The strange thing about this poem for me, though, is the fact that it seems to have a double meaning. One meaning is about the lessons of Homer's Odyssey and other such tales, and the necessary limitations of those lessons. This is the intellectual meaning, I think. (It also reminds me that I know very little about the classics such as Homer.) But the other meaning is emotional and I am not sure if it is implicit in the poem or if I have projected it onto the words. For me, it is a poem about homesickness.


That sail which leans on light,
tired of islands,
a schooner beating up the Caribbean

for home...


I have never been to the Caribbean - my closest encounter yet is from a couple of visits to the Yucatan Peninsula in Mexico, when I swam in the Caribbean Sea. But when reading it, I see that almost blinding light striking off waves in constant refracted motion, and the "exhausted surf" beating up onto the shore, creating a dragging, percussive yet soothing rush of pebbles. While I have seen and heard these in different parts of the world, I associate these images most with the sea off Victoria on Vancouver Island, where I grew up. (I took this photo in June, on the ferry between the mainland and Vancouver Island.)
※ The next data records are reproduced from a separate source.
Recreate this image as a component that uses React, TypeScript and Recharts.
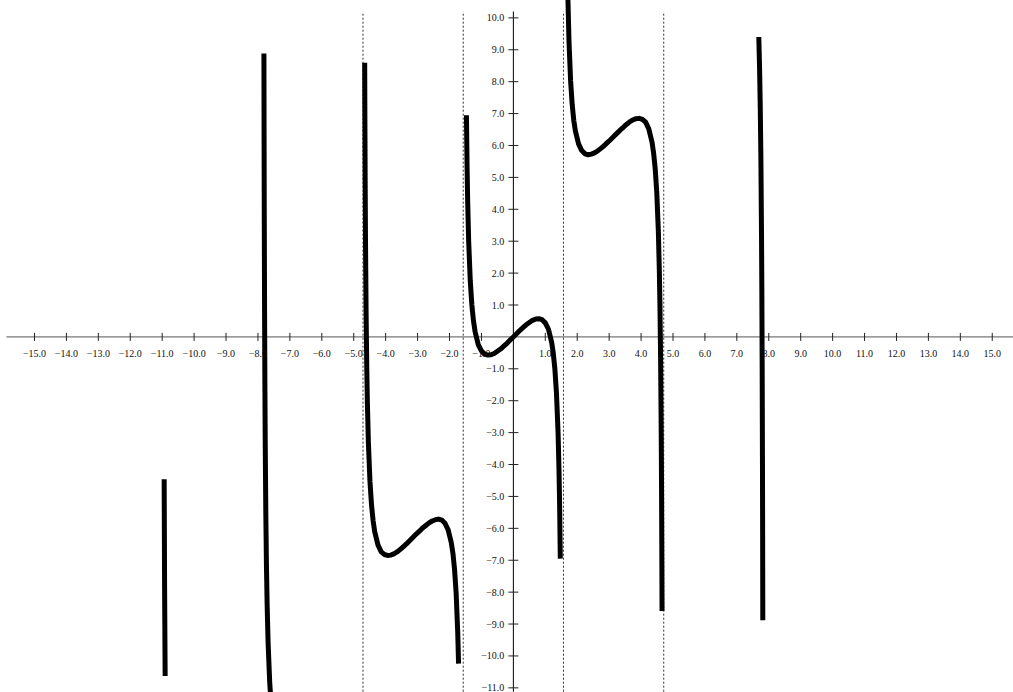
import React from 'react';
import { LineChart, Line, XAxis, YAxis, ReferenceLine, ReferenceDot } from 'recharts';

const X_DOMAIN: [number, number] = [-16.08, 15.65];
const Y_DOMAIN: [number, number] = [-11.13, 10.56];

const X_TICKS = [-15, -14, -13, -12, -11, -10, -9, -8, -7, -6, -5, -4, -3, -2, -1, 1, 2, 3, 4, 5, 6, 7, 8, 9, 10, 11, 12, 13, 14, 15];
const X_TICK_LABELS = ['−15.0', '−14.0', '−13.0', '−12.0', '−11.0', '−10.0', '−9.0', '−8.0', '−7.0', '−6.0', '−5.0', '−4.0', '−3.0', '−2.0', '−1.0', '1.0', '2.0', '3.0', '4.0', '5.0', '6.0', '7.0', '8.0', '9.0', '10.0', '11.0', '12.0', '13.0', '14.0', '15.0'];
const Y_TICKS = [10, 9, 8, 7, 6, 5, 4, 3, 2, 1, -1, -2, -3, -4, -5, -6, -7, -8, -9, -10, -11];
const Y_TICK_LABELS = ['10.0', '9.0', '8.0', '7.0', '6.0', '5.0', '4.0', '3.0', '2.0', '1.0', '−1.0', '−2.0', '−3.0', '−4.0', '−5.0', '−6.0', '−7.0', '−8.0', '−9.0', '−10.0', '−11.0'];
const ASYMPTOTES = [-4.71, -1.57, 1.57, 4.71];
const X_AXIS_SPAN: [number, number] = [-15.88, 15.65];
const Y_AXIS_SPAN: [number, number] = [-11.12, 10.2];

const pieceFarLeft: [number, number][] = [
  [-10.938, -4.46], [-10.925, -7.75], [-10.907, -10.63],
];
const pieceLeft: [number, number][] = [
  [-7.813, 8.88], [-7.808, 6.2], [-7.803, 4.06], [-7.793, 0.84], [-7.783, -1.47],
  [-7.773, -3.2], [-7.753, -5.62], [-7.733, -7.23], [-7.713, -8.37], [-7.683, -9.57],
  [-7.633, -10.81], [-7.583, -11.57],
];
const pieceMidLeft: [number, number][] = [
  [-4.657, 8.59], [-4.652, 7.13], [-4.642, 4.82], [-4.632, 3.09], [-4.612, 0.66],
  [-4.592, -0.95], [-4.572, -2.09], [-4.542, -3.29], [-4.492, -4.53], [-4.442, -5.28],
  [-4.392, -5.77], [-4.342, -6.11], [-4.242, -6.52], [-4.142, -6.73], [-4.042, -6.82],
  [-3.942, -6.85], [-3.842, -6.84], [-3.742, -6.8], [-3.642, -6.74], [-3.542, -6.66],
  [-3.442, -6.57], [-3.342, -6.48], [-3.242, -6.38], [-3.142, -6.28], [-3.042, -6.18],
  [-2.942, -6.09], [-2.842, -5.99], [-2.742, -5.91], [-2.642, -5.83], [-2.542, -5.77],
  [-2.442, -5.73], [-2.342, -5.71], [-2.242, -5.74], [-2.142, -5.84], [-2.042, -6.05],
  [-1.942, -6.46], [-1.892, -6.79], [-1.842, -7.29], [-1.792, -8.04], [-1.742, -9.28],
  [-1.717, -10.24],
];
const pieceCenter: [number, number][] = [
  [-1.47, 6.95], [-1.45, 5.34], [-1.43, 4.2], [-1.4, 3.0], [-1.35, 1.76], [-1.3, 1.0],
  [-1.25, 0.51], [-1.2, 0.17], [-1.1, -0.24], [-1.0, -0.44], [-0.9, -0.54], [-0.8, -0.57],
  [-0.7, -0.56], [-0.6, -0.52], [-0.5, -0.45], [-0.4, -0.38], [-0.3, -0.29], [-0.2, -0.2],
  [-0.1, -0.1], [0, 0], [0.1, 0.1], [0.2, 0.2], [0.3, 0.29], [0.4, 0.38], [0.5, 0.45],
  [0.6, 0.52], [0.7, 0.56], [0.8, 0.57], [0.9, 0.54], [1.0, 0.44], [1.1, 0.24], [1.2, -0.17],
  [1.25, -0.51], [1.3, -1.0], [1.35, -1.76], [1.4, -3.0], [1.43, -4.2], [1.45, -5.34], [1.47, -6.95],
];
const pieceMidRight: [number, number][] = [
  [1.692, 11.62], [1.712, 10.48], [1.742, 9.28], [1.792, 8.04], [1.842, 7.29], [1.892, 6.79],
  [1.942, 6.46], [2.042, 6.05], [2.142, 5.84], [2.242, 5.74], [2.342, 5.71], [2.442, 5.73],
  [2.542, 5.77], [2.642, 5.83], [2.742, 5.91], [2.842, 5.99], [2.942, 6.09], [3.042, 6.18],
  [3.142, 6.28], [3.242, 6.38], [3.342, 6.48], [3.442, 6.57], [3.542, 6.66], [3.642, 6.74],
  [3.742, 6.8], [3.842, 6.84], [3.942, 6.85], [4.042, 6.82], [4.142, 6.73], [4.242, 6.52],
  [4.342, 6.11], [4.392, 5.77], [4.442, 5.28], [4.492, 4.53], [4.542, 3.29], [4.572, 2.09],
  [4.592, 0.95], [4.612, -0.66], [4.632, -3.09], [4.642, -4.82], [4.652, -7.13], [4.657, -8.59],
];
const pieceRight: [number, number][] = [
  [7.688, 9.4], [7.713, 8.37], [7.733, 7.23], [7.753, 5.62], [7.773, 3.2], [7.783, 1.47],
  [7.793, -0.84], [7.803, -4.06], [7.808, -6.2], [7.813, -8.88],
];

const PIECES = [pieceFarLeft, pieceLeft, pieceMidLeft, pieceCenter, pieceMidRight, pieceRight];

type Row = { x: number; y: number | null };
const DATA: Row[] = [];
PIECES.forEach((piece, i) => {
  piece.forEach(([x, y]) => DATA.push({ x, y }));
  if (i < PIECES.length - 1) {
    const next = PIECES[i + 1];
    DATA.push({ x: (piece[piece.length - 1][0] + next[0][0]) / 2, y: null });
  }
});

const FONT = '"Liberation Serif", serif';

const XTick = (label: string) => (props: any) => {
  const { cx, cy } = props;
  return (
    <g>
      <line x1={cx} y1={cy - 4} x2={cx} y2={cy + 4} stroke="#222" strokeWidth={1} />
      <text x={cx} y={cy + 20} textAnchor="middle" fontFamily={FONT} fontSize={10} fill="#111">
        {label}
      </text>
    </g>
  );
};

const YTick = (label: string) => (props: any) => {
  const { cx, cy } = props;
  return (
    <g>
      <line x1={cx - 5} y1={cy} x2={cx + 5} y2={cy} stroke="#222" strokeWidth={1} />
      <text x={cx - 9} y={cy + 3.5} textAnchor="end" fontFamily={FONT} fontSize={10} fill="#111">
        {label}
      </text>
    </g>
  );
};

export default function App() {
  return (
    <div style={{ position: 'absolute', left: 0, top: 0, background: '#fff' }}>
      <LineChart width={1013} height={692} data={DATA} margin={{ top: 0, right: 0, bottom: 0, left: 0 }}>
        <XAxis type="number" dataKey="x" domain={X_DOMAIN} allowDataOverflow hide />
        <YAxis type="number" domain={Y_DOMAIN} allowDataOverflow hide />
        {ASYMPTOTES.map((a) => (
          <ReferenceLine
            key={`as${a}`}
            segment={[{ x: a, y: Y_AXIS_SPAN[0] }, { x: a, y: Y_AXIS_SPAN[1] }]}
            stroke="#333"
            strokeWidth={1}
            strokeDasharray="2 2"
          />
        ))}
        <ReferenceLine
          segment={[{ x: X_AXIS_SPAN[0], y: 0 }, { x: X_AXIS_SPAN[1], y: 0 }]}
          stroke="#555"
          strokeWidth={1}
        />
        <ReferenceLine
          segment={[{ x: 0, y: Y_AXIS_SPAN[0] }, { x: 0, y: Y_AXIS_SPAN[1] }]}
          stroke="#000"
          strokeWidth={1}
        />
        {X_TICKS.map((v, i) => (
          <ReferenceDot key={`xt${v}`} x={v} y={0} r={1} shape={XTick(X_TICK_LABELS[i])} />
        ))}
        {Y_TICKS.map((v, i) => (
          <ReferenceDot key={`yt${v}`} x={0} y={v} r={1} shape={YTick(Y_TICK_LABELS[i])} />
        ))}
        <Line
          type="linear"
          dataKey="y"
          stroke="#000"
          strokeWidth={5}
          strokeLinejoin="round"
          dot={false}
          activeDot={false}
          connectNulls={false}
          isAnimationActive={false}
        />
      </LineChart>
    </div>
  );
}
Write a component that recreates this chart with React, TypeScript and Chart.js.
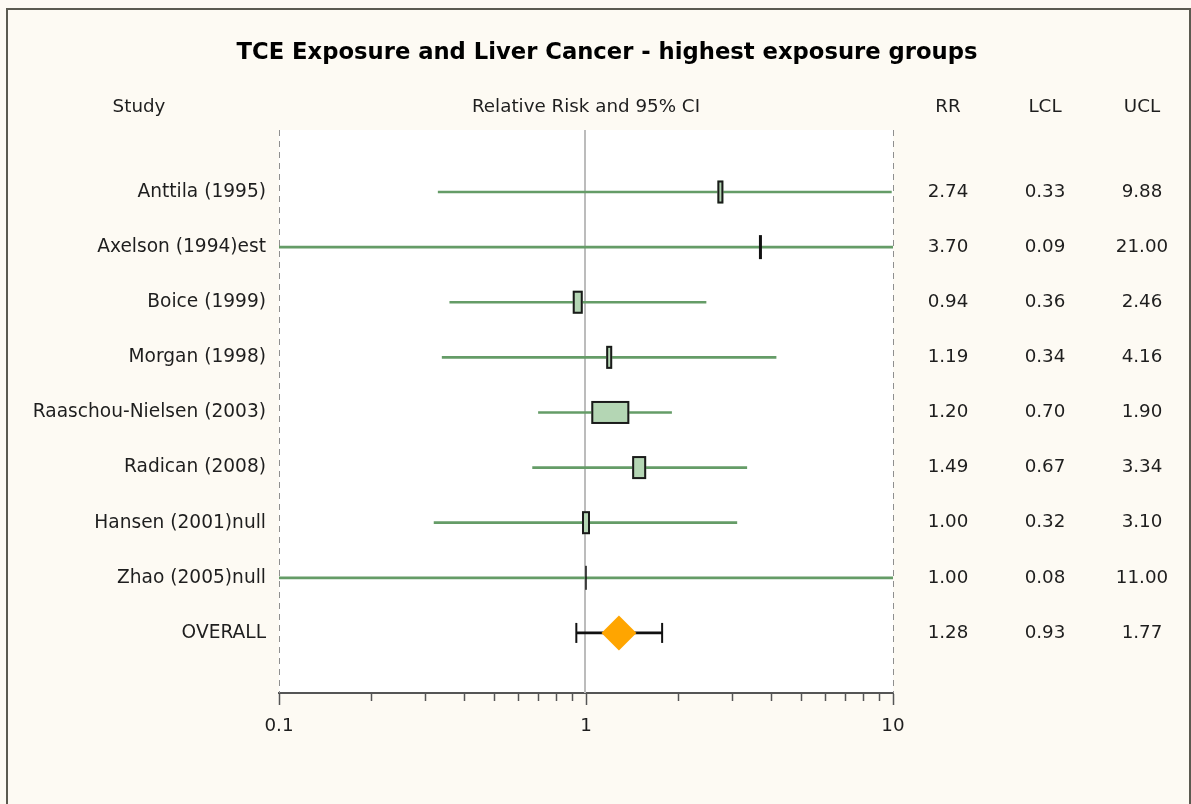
import React, { useEffect, useRef } from 'react';
import { Chart, registerables } from 'chart.js';

Chart.register(...registerables);

// ---- data ----
const studies = [
  'Anttila (1995)',
  'Axelson (1994)est',
  'Boice (1999)',
  'Morgan (1998)',
  'Raaschou-Nielsen (2003)',
  'Radican (2008)',
  'Hansen (2001)null',
  'Zhao (2005)null',
  'OVERALL',
];
const rr = [2.74, 3.7, 0.94, 1.19, 1.2, 1.49, 1.0, 1.0, 1.28];
const lcl = [0.33, 0.09, 0.36, 0.34, 0.7, 0.67, 0.32, 0.08, 0.93];
const ucl = [9.88, 21.0, 2.46, 4.16, 1.9, 3.34, 3.1, 11.0, 1.77];
// relative study weights (box size)
const weights = [6, 3, 10, 6, 38, 14, 8, 1.5];
const majorTicks = [0.1, 1, 10];
const minorTicks = [0.2, 0.3, 0.4, 0.5, 0.6, 0.7, 0.8, 0.9, 2, 3, 4, 5, 6, 7, 8, 9];
const columnHeaders = ['RR', 'LCL', 'UCL'];
const chartTitle = 'TCE Exposure and Liver Cancer - highest exposure groups';
const studyHeader = 'Study';
const ciHeader = 'Relative Risk and 95% CI';

const FONT = '"DejaVu Sans", sans-serif';
const TEXT = '#1e1e1e';
const GREEN = '#659c67';
const BOX_FILL = '#b4d6b4';
const ORANGE = '#ffa500';

const nStudies = weights.length;
const overallRow = studies.length; // 1-based row index

const forestPlugin = {
  id: 'forest',
  beforeDraw(chart: any) {
    const { ctx, width, height, chartArea: a } = chart;
    ctx.save();
    ctx.fillStyle = '#fdfaf3';
    ctx.fillRect(0, 0, width, height);
    ctx.strokeStyle = '#5b5a50';
    ctx.lineWidth = 2;
    ctx.strokeRect(7, 9, width - 8, height + 20);
    ctx.fillStyle = '#ffffff';
    ctx.fillRect(a.left, a.top, a.right - a.left, a.bottom - a.top);
    ctx.restore();
  },
  beforeDatasetsDraw(chart: any) {
    const { ctx, chartArea: a, scales } = chart;
    const x = scales.x;
    ctx.save();
    // reference line at 1
    ctx.strokeStyle = '#bcbcbc';
    ctx.lineWidth = 2;
    const px1 = Math.round(x.getPixelForValue(1)) - 1;
    ctx.beginPath();
    ctx.moveTo(px1, a.top);
    ctx.lineTo(px1, a.bottom);
    ctx.stroke();
    // dashed lines at the range ends
    ctx.strokeStyle = '#8f8f8f';
    ctx.lineWidth = 1;
    ctx.setLineDash([6, 5]);
    [majorTicks[0], majorTicks[majorTicks.length - 1]].forEach((v) => {
      const p = Math.round(x.getPixelForValue(v)) + 0.5;
      ctx.beginPath();
      ctx.moveTo(p, a.top);
      ctx.lineTo(p, a.bottom);
      ctx.stroke();
    });
    ctx.restore();
  },
  afterDatasetsDraw(chart: any) {
    const { ctx, scales } = chart;
    const x = scales.x;
    const y = scales.y;
    const h = 23;
    ctx.save();
    for (let i = 0; i < nStudies; i++) {
      const cx = x.getPixelForValue(rr[i]);
      const cy = y.getPixelForValue(i + 1);
      const w = weights[i];
      if (w <= 3) {
        ctx.fillStyle = '#111';
        ctx.fillRect(cx - w / 2, cy - h / 2 - 0.5, w, h + 1);
      } else {
        ctx.fillStyle = BOX_FILL;
        ctx.fillRect(cx - w / 2, cy - h / 2, w, h);
        ctx.strokeStyle = '#1a1a1a';
        ctx.lineWidth = 2;
        ctx.strokeRect(cx - w / 2 + 1, cy - h / 2 + 1, w - 2, h - 2);
      }
    }
    ctx.restore();
  },
  afterDraw(chart: any) {
    const { ctx, chartArea: a, scales } = chart;
    const x = scales.x;
    const y = scales.y;
    ctx.save();
    // minor ticks
    ctx.strokeStyle = '#555';
    ctx.lineWidth = 1.5;
    minorTicks.forEach((v) => {
      const p = Math.round(x.getPixelForValue(v)) + 0.5;
      ctx.beginPath();
      ctx.moveTo(p, a.bottom);
      ctx.lineTo(p, a.bottom + 8);
      ctx.stroke();
    });
    // title
    ctx.fillStyle = '#000';
    ctx.textAlign = 'center';
    ctx.textBaseline = 'middle';
    ctx.font = `bold 22.7px ${FONT}`;
    ctx.fillText(chartTitle, 607, 53);
    // headers
    ctx.fillStyle = TEXT;
    ctx.font = `18.3px ${FONT}`;
    ctx.fillText(studyHeader, 139, 107);
    ctx.fillText(ciHeader, 586, 107);
    const colX = [948, 1045, 1142];
    columnHeaders.forEach((t, k) => ctx.fillText(t, colX[k], 107));
    // values
    for (let i = 0; i < studies.length; i++) {
      const cy = y.getPixelForValue(i + 1);
      ctx.fillText(rr[i].toFixed(2), colX[0], cy);
      ctx.fillText(lcl[i].toFixed(2), colX[1], cy);
      ctx.fillText(ucl[i].toFixed(2), colX[2], cy);
    }
    ctx.restore();
  },
};

export default function App() {
  const ref = useRef<HTMLCanvasElement | null>(null);
  useEffect(() => {
    document.body.style.margin = '0';
    const canvas = ref.current;
    if (!canvas) return;
    const ciData = studies.slice(0, nStudies).map((_, i) => ({ x: [lcl[i], ucl[i]], y: i + 1 }));
    const chart = new Chart(canvas, {
      type: 'bar',
      data: {
        datasets: [
          {
            type: 'scatter',
            data: [{ x: rr[overallRow - 1], y: overallRow }],
            pointStyle: 'rectRot',
            pointRadius: 17.5,
            pointBackgroundColor: ORANGE,
            pointBorderWidth: 0,
            pointBorderColor: ORANGE,
            order: 0,
          } as any,
          {
            type: 'scatter',
            data: [
              { x: lcl[overallRow - 1], y: overallRow },
              { x: ucl[overallRow - 1], y: overallRow },
            ],
            pointStyle: 'line',
            pointRotation: 90,
            pointRadius: 10,
            pointBorderColor: '#111',
            pointBorderWidth: 2,
            order: 1,
          } as any,
          {
            type: 'bar',
            data: [{ x: [lcl[overallRow - 1], ucl[overallRow - 1]], y: overallRow }],
            backgroundColor: '#111',
            borderWidth: 0,
            barThickness: 2,
            grouped: false,
            order: 2,
          } as any,
          {
            type: 'bar',
            data: ciData,
            backgroundColor: GREEN,
            borderWidth: 0,
            barThickness: 2,
            grouped: false,
            order: 3,
          } as any,
        ],
      },
      options: {
        indexAxis: 'y',
        responsive: false,
        devicePixelRatio: 1,
        animation: false,
        events: [],
        layout: { padding: { top: 130, right: 298, bottom: 0, left: 0 } },
        plugins: {
          legend: { display: false },
          tooltip: { enabled: false },
          title: { display: false },
        },
        scales: {
          x: {
            type: 'logarithmic',
            position: 'bottom',
            min: 0.1,
            max: 10,
            offset: false,
            afterBuildTicks: (s: any) => {
              s.ticks = majorTicks.map((v) => ({ value: v, major: true }));
            },
            afterFit: (s: any) => {
              s.height = 111;
            },
            grid: {
              drawOnChartArea: false,
              drawTicks: true,
              tickLength: 12,
              tickColor: '#555',
              tickWidth: 1.5,
              color: '#555',
              offset: false,
            },
            border: { display: true, color: '#555', width: 2 },
            ticks: {
              autoSkip: false,
              maxRotation: 0,
              padding: 10,
              color: TEXT,
              font: { family: FONT, size: 18.3 },
              callback: (v: any) => String(v),
            },
          },
          y: {
            type: 'linear',
            position: 'left',
            reverse: true,
            min: -0.125,
            max: 10.09,
            offset: false,
            afterBuildTicks: (s: any) => {
              s.ticks = studies.map((_, i) => ({ value: i + 1 }));
            },
            afterFit: (s: any) => {
              s.width = 279;
            },
            grid: { display: false, drawTicks: false, offset: false },
            border: { display: false },
            ticks: {
              autoSkip: false,
              padding: 13,
              color: TEXT,
              font: { family: FONT, size: 18.6 },
              callback: (v: any) => studies[Math.round(v) - 1] ?? '',
            },
          },
        },
      } as any,
      plugins: [forestPlugin],
    });
    return () => chart.destroy();
  }, []);
  return (
    <div style={{ width: 1191, height: 804 }}>
      <canvas ref={ref} width={1191} height={804} style={{ display: 'block' }} />
    </div>
  );
}
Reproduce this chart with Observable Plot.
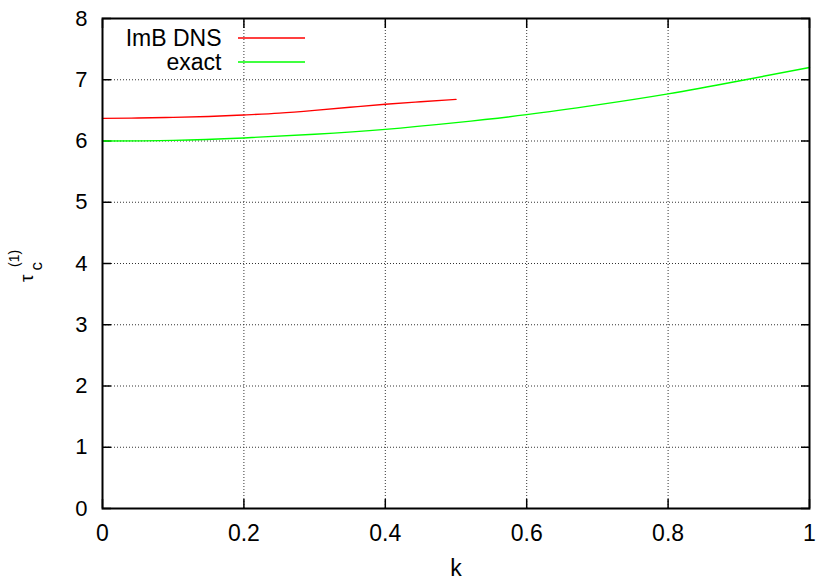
<!DOCTYPE html>
<html><head><meta charset="utf-8">
<script src="https://cdn.jsdelivr.net/npm/d3@7"></script>
<script src="https://cdn.jsdelivr.net/npm/@observablehq/plot@0.6"></script>
<style>body{margin:0;background:#fff}</style>
</head><body><div id="chart"></div>
<script>
const dnsK   = [0, 0.05, 0.1, 0.15, 0.2, 0.25, 0.3, 0.35, 0.4, 0.45, 0.5];
const dnsTau = [6.37, 6.375, 6.385, 6.40, 6.425, 6.455, 6.50, 6.55, 6.60, 6.64, 6.68];
const exactK   = [0, 0.1, 0.2, 0.3, 0.4, 0.5, 0.6, 0.7, 0.8, 0.9, 1.0];
const exactTau = [6.00, 6.01, 6.05, 6.11, 6.19, 6.30, 6.43, 6.59, 6.77, 6.98, 7.20];
const xTicks = [0, 0.2, 0.4, 0.6, 0.8, 1];
const yTicks = [0, 1, 2, 3, 4, 5, 6, 7, 8];
const seriesNames = ["ImB DNS", "exact"];
const seriesColors = ["#ff0000", "#00ff00"];
const yLabelParts = ["τ", "c", "(1)"];

const dns = dnsK.map((k, i) => ({k, tau: dnsTau[i]}));
const exact = exactK.map((k, i) => ({k, tau: exactTau[i]}));

const FONT = "'Liberation Sans', Arial, Helvetica, sans-serif";
const gridStyle = {stroke: "#333", strokeDasharray: "1,2", strokeWidth: 1};
const tickOnly = {tickSize: -9, fill: "none", label: null, stroke: "#000", strokeWidth: 1.5};

const plot = Plot.plot({
  width: 818, height: 580,
  marginLeft: 102, marginRight: 9, marginTop: 18, marginBottom: 72,
  style: {fontFamily: FONT, fontSize: "23px", background: "white", color: "#000"},
  x: {domain: [0, 1]},
  y: {domain: [0, 8]},
  marks: [
    Plot.ruleX(xTicks.slice(1, -1), gridStyle),
    Plot.ruleY(yTicks.slice(1, -1), gridStyle),
    Plot.axisX({ticks: xTicks, anchor: "bottom", ...tickOnly}),
    Plot.axisX({ticks: xTicks, anchor: "top", ...tickOnly}),
    Plot.axisY({ticks: yTicks, anchor: "left", ...tickOnly}),
    Plot.axisY({ticks: yTicks, anchor: "right", ...tickOnly}),
    Plot.axisX({ticks: xTicks, anchor: "bottom", tickSize: 0, tickPadding: 16, label: null, fontSize: 23, tickFormat: d => String(d)}),
    Plot.axisY({ticks: yTicks, anchor: "left", tickSize: 0, tickPadding: 15, label: null, fontSize: 22, tickFormat: d => String(d)}),
    Plot.line(dns, {x: "k", y: "tau", stroke: seriesColors[0], strokeWidth: 1.4, curve: "natural"}),
    Plot.line(exact, {x: "k", y: "tau", stroke: seriesColors[1], strokeWidth: 1.4, curve: "natural"}),
    Plot.frame({stroke: "#000", strokeWidth: 2}),
    Plot.text(["k"], {frameAnchor: "bottom", dy: 60, fontSize: 23, lineAnchor: "middle"}),
    Plot.text([seriesNames[0]], {frameAnchor: "top-left", textAnchor: "end", lineAnchor: "middle", dx: 119, dy: 20, fontSize: 23}),
    Plot.text([seriesNames[1]], {frameAnchor: "top-left", textAnchor: "end", lineAnchor: "middle", dx: 119, dy: 44, fontSize: 23})
  ]
});
document.getElementById("chart").appendChild(plot);

const svg = d3.select(plot);

// legend swatches
const swatchY = [38, 62];
seriesColors.forEach((c, i) => {
  svg.append("line").attr("x1", 238).attr("x2", 305)
    .attr("y1", swatchY[i]).attr("y2", swatchY[i])
    .attr("stroke", c).attr("stroke-width", 1.4);
});

// rotated y-axis label τ_c^(1)
const labelSpec = [
  {t: yLabelParts[0], bx: 33, sy: 282, size: 19},
  {t: yLabelParts[1], bx: 41.5, sy: 270.5, size: 17},
  {t: yLabelParts[2], bx: 19, sy: 267, size: 14}
];
labelSpec.forEach(s => {
  svg.append("text")
    .attr("transform", `translate(${s.bx},${s.sy}) rotate(-90)`)
    .attr("text-anchor", "start")
    .attr("font-family", FONT)
    .attr("font-size", s.size)
    .attr("fill", "#000")
    .text(s.t);
});
</script>
</body></html>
Thus, this becomes for me a poem with an almost educational dimension, alongside the equally or more important emotional dimension. It's a poem which is both intellectual and state-of-mind, and that may be the best of all.

Saturday, 3 November 2012

Edinburgh: The Scottish Poetry Library and Robert Fergusson


Last weekend I went to Edinburgh for a friend's wedding. It was a Spanish-Scottish wedding and both kilts and flamenco dresses were featured, which was pretty great.

On the Friday afternoon after I arrived, I walked up the Royal Mile under a startling blue sky and went to the Scottish Poetry Library. Here are a few pictures I took:












Nearby there was a monument to the eighteenth-century Edinburgh poet Robert Fergusson. An important influence on Robert Burns, he wrote poems including the Edinburgh masterpiece Auld Reikie, before his tragic death at the age of 24.